Like I said, you don't need to fill all memory with dentries, you
just need to be allocating higher order kernel memory and end up
fragmenting your reclaimable pools.

And it's not a statistical mix that is the problem. The problem is
that the workloads that do cause fragmentation problems will run well
for 1 day or 5 days and then degrade. And it is impossible to know
what will degrade and what won't and by how much.

I'm not saying this is a showstopper, but it does really suck.


> >>Database are the easiest case, they allocate memory up front and
> >>don't give it up.  We'll coalesce their memory immediately and
> >>they'll run happily ever after.
> >Again, you're thinking about a benchmark setup. If you've got various
> >admin things, backups, scripts running, probably web servers,
> >application servers etc. Then it's not all that simple.
> 
> These are all anonymous/pagecache loads, which we deal with well.
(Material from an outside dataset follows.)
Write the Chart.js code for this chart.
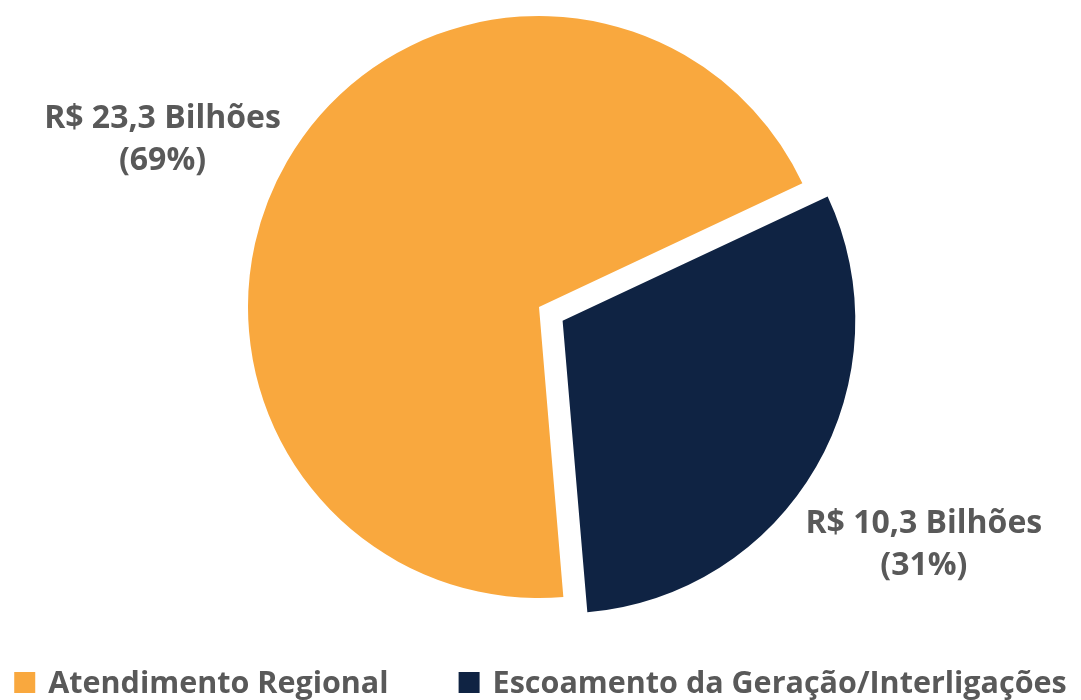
<!DOCTYPE html>
<html lang="pt">
<head>
    <meta charset="UTF-8">
    <title>Investimentos</title>
    <style>
        html, body { margin: 0; padding: 0; background: #ffffff; }
        #wrap { width: 1081px; height: 700px; position: relative; }
    </style>
    <script src="https://cdn.jsdelivr.net/npm/chart.js"></script>
</head>
<body>
    <div id="wrap"><canvas id="pieChart" width="1081" height="700"></canvas></div>
    <script>
        // dados do grafico
        const categorias = ['Atendimento Regional', 'Escoamento da Geração/Interligações'];
        const valores = [23.3, 10.3];             // R$ bilhões
        const rotulosValor = ['R$ 23,3 Bilhões', 'R$ 10,3 Bilhões'];
        const rotulosPct = ['(69%)', '(31%)'];
        const cores = ['#F9A83E', '#0F2343'];
        const afastamento = [0, 109];   // unidade do Chart.js (arco desloca ~offset/4)

        const cinza = '#595959';
        const fonte = '"Open Sans", Lato, sans-serif';

        // posicao dos rotulos relativa a cada fatia (desvio de angulo em graus, fator de raio)
        const posRotulo = [
            { desvio: -5.95, fator: 1.417 },
            { desvio: 1.65, fator: 1.554 }
        ];

        const rotulosPlugin = {
            id: 'rotulos',
            afterDatasetsDraw(chart) {
                const ctx = chart.ctx;
                const meta = chart.getDatasetMeta(0);
                ctx.save();
                ctx.fillStyle = cinza;
                ctx.font = 'bold 32px ' + fonte;
                ctx.textAlign = 'center';
                ctx.textBaseline = 'alphabetic';
                meta.data.forEach((arc, i) => {
                    const p = arc.getProps(['x', 'y', 'startAngle', 'endAngle', 'outerRadius'], true);
                    const ang = (p.startAngle + p.endAngle) / 2 + posRotulo[i].desvio * Math.PI / 180;
                    const dist = p.outerRadius * posRotulo[i].fator;
                    const cx = p.x + Math.cos(ang) * dist;
                    const cy = p.y + Math.sin(ang) * dist;
                    ctx.fillText(rotulosValor[i], cx, cy - 11);
                    ctx.fillText(rotulosPct[i], cx, cy + 31);
                });
                ctx.restore();
            }
        };

        // legenda na base, itens lado a lado
        const legendaPlugin = {
            id: 'legendaBase',
            afterDraw(chart) {
                const ctx = chart.ctx;
                const caixa = 21, folga = 13, entre = 70;
                ctx.save();
                ctx.font = 'bold 30.5px ' + fonte;
                ctx.textBaseline = 'alphabetic';
                ctx.textAlign = 'left';
                const larguras = categorias.map(t => ctx.measureText(t).width);
                const total = larguras.reduce((a, b) => a + b, 0) + categorias.length * (caixa + folga) + (categorias.length - 1) * entre;
                let x = (chart.width - total) / 2;
                const base = 693;
                categorias.forEach((t, i) => {
                    ctx.fillStyle = cores[i];
                    ctx.fillRect(x, base - caixa, caixa, caixa);
                    ctx.fillStyle = cinza;
                    ctx.fillText(t, x + caixa + folga, base);
                    x += caixa + folga + larguras[i] + entre;
                });
                ctx.restore();
            }
        };

        const ctx = document.getElementById('pieChart').getContext('2d');
        const pieChart = new Chart(ctx, {
            type: 'pie',
            data: {
                labels: categorias,
                datasets: [{
                    data: valores,
                    backgroundColor: cores,
                    borderWidth: 0,
                    offset: afastamento,
                    radius: 291,
                    rotation: 175.2
                }]
            },
            options: {
                responsive: false,
                animation: false,
                layout: {
                    padding: { top: 0, bottom: 86, left: 0, right: 3 }
                },
                plugins: {
                    tooltip: { enabled: false },
                    legend: { display: false }
                }
            },
            plugins: [rotulosPlugin, legendaPlugin]
        });
    </script>
</body>
</html>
Huh? They also involve sockets, files, and involve all of the above
data structures I listed and many more.

 
> >And yes, Linux works pretty well for a multi-workload platform. You
> >might be thinking too much about virtualization where you put things
> >in sterile little boxes and take the performance hit.
> >
> 
> People do it for a reason.

The reasoning is not always sound though. And also people do other
things. Including increasingly better containers and workload
management in the single kernel.

 
> >>Virtualization will fragment on overcommit, but the load is all
> >>anonymous memory, so it's easy to defragment.  Very little dcache on
> >>the host.
> >If virtualization is the main worry (which it seems that it is
> >seeing as your TLB misses cost like 6 times more cachelines),
> 
> (just 2x)
> 
> >then complexity should be pushed into the hypervisor, not the
> >core kernel.
> 
> The whole point behind kvm is to reuse the Linux core.  If we have
> to reimplement Linux memory management and scheduling, then it's a
> failure.

And if you need to add complexity to the Linux core for it, it's
also a failure.

I'm not saying to reimplement things, but if you had a little bit
more support perhaps. Anyway it's just ideas, I'm not saying that
transparent hugepages is wrong simply because KVM is a big user and it
could be implemented in another way.

But if it is possible for KVM to use libhugetlb with just a bit of
support from the kernel, then it goes some way to reducing the
need for transparent hugepages.

 
> >>Well, I'm not against it, but that would be a much more intrusive
> >>change than what this thread is about.  Also, you'd need 4K dentries
> >>etc, no?
> >No. You'd just be defragmenting 4K worth of dentries at a time.
> >Dentries (and anything that doesn't care about untranslated KVA)
> >are trivial. Zero change for users of the code.
> 
> I see.
> 
> >This is going off-topic though, I don't want to hijack the thread
> >with talk of nonlinear kernel.
> 
> Too bad, it's interesting.

It sure is, we can start another thread.

 
> >>Mostly we need a way of identifying pointers into a data structure,
> >>like rmap (after all that's what makes transparent hugepages work).
> >And that involves auditing and rewriting anything that allocates
> >and pins kernel memory. It's not only dentries.
> 
> Not everything, just the major users that can scale with the amount
> of memory in the machine.

Well you need to audit, to determine if it is going to be a problem or
not, and it is more than only dentries. (but even dentries would be a
nightmare considering how widely they're used and how much they're
passed around the vfs and filesystems).